[start Data lines]
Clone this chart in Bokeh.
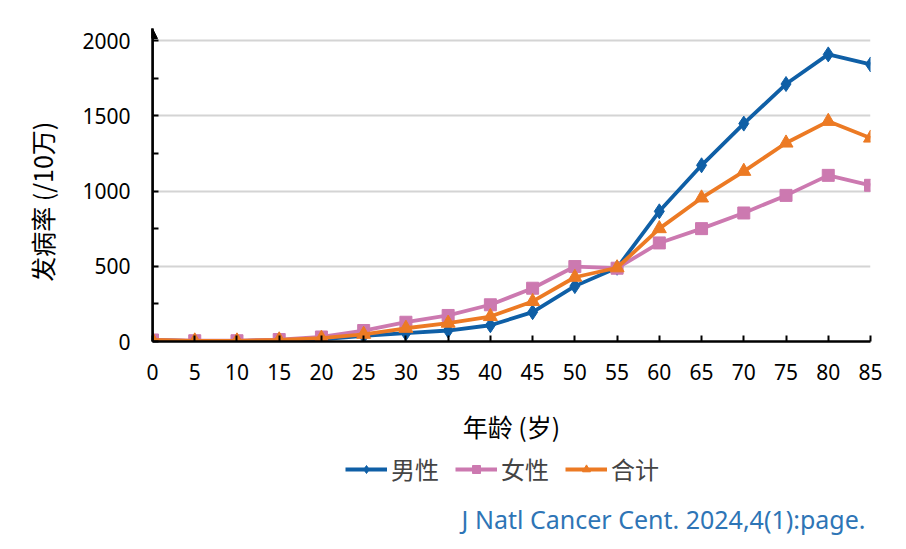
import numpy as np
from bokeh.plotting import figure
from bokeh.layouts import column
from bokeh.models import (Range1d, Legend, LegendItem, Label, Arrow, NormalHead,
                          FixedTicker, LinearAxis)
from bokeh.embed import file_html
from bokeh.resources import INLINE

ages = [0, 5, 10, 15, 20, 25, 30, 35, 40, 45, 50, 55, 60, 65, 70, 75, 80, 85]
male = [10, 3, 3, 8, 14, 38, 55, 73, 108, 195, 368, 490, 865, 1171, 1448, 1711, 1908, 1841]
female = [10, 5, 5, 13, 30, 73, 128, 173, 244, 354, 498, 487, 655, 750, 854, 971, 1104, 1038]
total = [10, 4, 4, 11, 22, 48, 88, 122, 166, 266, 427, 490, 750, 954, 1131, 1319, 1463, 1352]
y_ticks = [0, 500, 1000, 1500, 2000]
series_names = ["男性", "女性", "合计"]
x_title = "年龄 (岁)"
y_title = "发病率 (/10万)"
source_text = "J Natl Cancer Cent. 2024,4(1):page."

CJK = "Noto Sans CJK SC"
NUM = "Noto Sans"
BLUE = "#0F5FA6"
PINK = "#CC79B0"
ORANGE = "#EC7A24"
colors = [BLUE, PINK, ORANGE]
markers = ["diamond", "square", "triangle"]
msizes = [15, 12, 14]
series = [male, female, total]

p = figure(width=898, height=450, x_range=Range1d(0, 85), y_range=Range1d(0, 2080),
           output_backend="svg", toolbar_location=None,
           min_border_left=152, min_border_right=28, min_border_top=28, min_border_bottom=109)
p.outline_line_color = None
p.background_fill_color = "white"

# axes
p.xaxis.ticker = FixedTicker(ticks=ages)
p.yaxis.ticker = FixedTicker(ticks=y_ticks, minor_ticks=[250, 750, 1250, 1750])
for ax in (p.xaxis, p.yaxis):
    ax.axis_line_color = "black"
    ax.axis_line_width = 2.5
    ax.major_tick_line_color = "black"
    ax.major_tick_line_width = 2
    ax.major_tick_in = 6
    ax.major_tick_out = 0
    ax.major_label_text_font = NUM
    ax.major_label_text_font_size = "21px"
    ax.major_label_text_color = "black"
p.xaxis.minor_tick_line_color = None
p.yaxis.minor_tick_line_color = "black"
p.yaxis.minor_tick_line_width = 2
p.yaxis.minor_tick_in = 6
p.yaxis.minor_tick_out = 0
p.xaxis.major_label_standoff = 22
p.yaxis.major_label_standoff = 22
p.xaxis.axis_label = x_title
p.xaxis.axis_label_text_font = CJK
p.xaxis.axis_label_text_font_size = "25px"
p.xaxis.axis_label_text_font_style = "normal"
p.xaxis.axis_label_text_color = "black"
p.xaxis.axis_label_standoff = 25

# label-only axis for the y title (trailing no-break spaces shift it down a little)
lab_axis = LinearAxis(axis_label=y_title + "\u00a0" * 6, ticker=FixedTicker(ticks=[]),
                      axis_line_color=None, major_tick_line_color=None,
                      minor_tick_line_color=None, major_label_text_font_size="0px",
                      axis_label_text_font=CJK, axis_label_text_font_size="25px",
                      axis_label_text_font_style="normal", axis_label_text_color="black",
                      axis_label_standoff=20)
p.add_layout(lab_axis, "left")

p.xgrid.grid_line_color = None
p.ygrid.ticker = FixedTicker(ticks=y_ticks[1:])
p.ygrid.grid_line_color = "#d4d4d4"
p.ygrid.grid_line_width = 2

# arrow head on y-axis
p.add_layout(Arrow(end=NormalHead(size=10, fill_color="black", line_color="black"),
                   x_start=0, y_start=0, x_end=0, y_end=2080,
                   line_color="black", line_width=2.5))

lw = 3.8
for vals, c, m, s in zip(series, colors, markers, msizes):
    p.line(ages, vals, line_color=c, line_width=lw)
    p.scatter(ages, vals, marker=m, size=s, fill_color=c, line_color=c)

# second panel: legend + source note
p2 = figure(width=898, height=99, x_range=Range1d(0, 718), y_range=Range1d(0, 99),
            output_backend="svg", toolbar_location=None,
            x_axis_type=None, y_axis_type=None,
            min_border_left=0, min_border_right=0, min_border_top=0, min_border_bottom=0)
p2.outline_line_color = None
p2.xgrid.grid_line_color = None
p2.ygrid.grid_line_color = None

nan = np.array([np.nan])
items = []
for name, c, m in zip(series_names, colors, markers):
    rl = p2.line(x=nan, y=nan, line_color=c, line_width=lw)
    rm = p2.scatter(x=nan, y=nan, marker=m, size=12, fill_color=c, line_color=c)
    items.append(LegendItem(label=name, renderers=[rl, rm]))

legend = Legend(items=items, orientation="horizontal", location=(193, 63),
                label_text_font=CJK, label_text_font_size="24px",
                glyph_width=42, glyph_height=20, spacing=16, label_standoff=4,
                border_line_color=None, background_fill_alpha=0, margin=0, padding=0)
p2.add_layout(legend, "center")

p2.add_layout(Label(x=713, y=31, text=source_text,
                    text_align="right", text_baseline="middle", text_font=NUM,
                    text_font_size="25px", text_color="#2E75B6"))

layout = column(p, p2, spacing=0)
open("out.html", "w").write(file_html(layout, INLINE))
[end Data lines]
The exercise> Leave out the pictures, then repeat the listing above exactly from its first line to the line with "series = [male, female, total]", inclusive.

Task response>
Clone this chart in Bokeh.
import numpy as np
from bokeh.plotting import figure
from bokeh.layouts import column
from bokeh.models import (Range1d, Legend, LegendItem, Label, Arrow, NormalHead,
                          FixedTicker, LinearAxis)
from bokeh.embed import file_html
from bokeh.resources import INLINE

ages = [0, 5, 10, 15, 20, 25, 30, 35, 40, 45, 50, 55, 60, 65, 70, 75, 80, 85]
male = [10, 3, 3, 8, 14, 38, 55, 73, 108, 195, 368, 490, 865, 1171, 1448, 1711, 1908, 1841]
female = [10, 5, 5, 13, 30, 73, 128, 173, 244, 354, 498, 487, 655, 750, 854, 971, 1104, 1038]
total = [10, 4, 4, 11, 22, 48, 88, 122, 166, 266, 427, 490, 750, 954, 1131, 1319, 1463, 1352]
y_ticks = [0, 500, 1000, 1500, 2000]
series_names = ["男性", "女性", "合计"]
x_title = "年龄 (岁)"
y_title = "发病率 (/10万)"
source_text = "J Natl Cancer Cent. 2024,4(1):page."

CJK = "Noto Sans CJK SC"
NUM = "Noto Sans"
BLUE = "#0F5FA6"
PINK = "#CC79B0"
ORANGE = "#EC7A24"
colors = [BLUE, PINK, ORANGE]
markers = ["diamond", "square", "triangle"]
msizes = [15, 12, 14]
series = [male, female, total]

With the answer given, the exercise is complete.